Trump administration prepares to give gun rights back to some convicts
Sign up now: Get ST's newsletters delivered to your inbox
The US Justice Department still supports laws ensuring “violent and dangerous people” cannot lawfully acquire firearms.
PHOTO: ERIC LEE/NYTIMES
Devlin Barrett
Follow topic:
WASHINGTON – The US Justice Department plans to create a path for people with criminal convictions to own guns again, an issue that became contentious at the agency when officials there sought to restore that right to actor Mel Gibson, a prominent supporter of President Donald Trump.
The move would hand a victory to gun rights supporters less than a year after the Supreme Court ruled that the government could restrict firearms access
Shortly after Attorney-General Pam Bondi was confirmed in February, Mr Trump ordered a review of the federal government’s gun policies.
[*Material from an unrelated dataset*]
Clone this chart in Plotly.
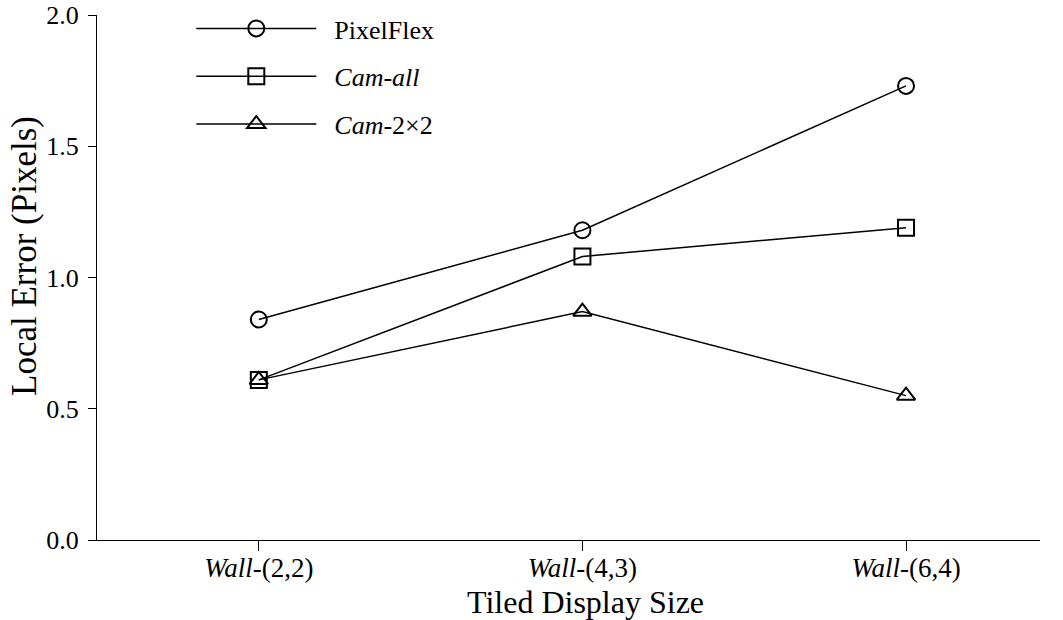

The department still supports laws ensuring “violent and dangerous people” cannot lawfully acquire firearms, as long as there is an “appropriate avenue” to restore rights to people who have earned the chance to own guns again, according to an interim rule set to be published on March 20 in the Federal Register.
Determining whose gun rights should be restored depends on a number of factors, the notice says, including a “combination of the nature of their past criminal activity and their subsequent and current law-abiding behaviour”.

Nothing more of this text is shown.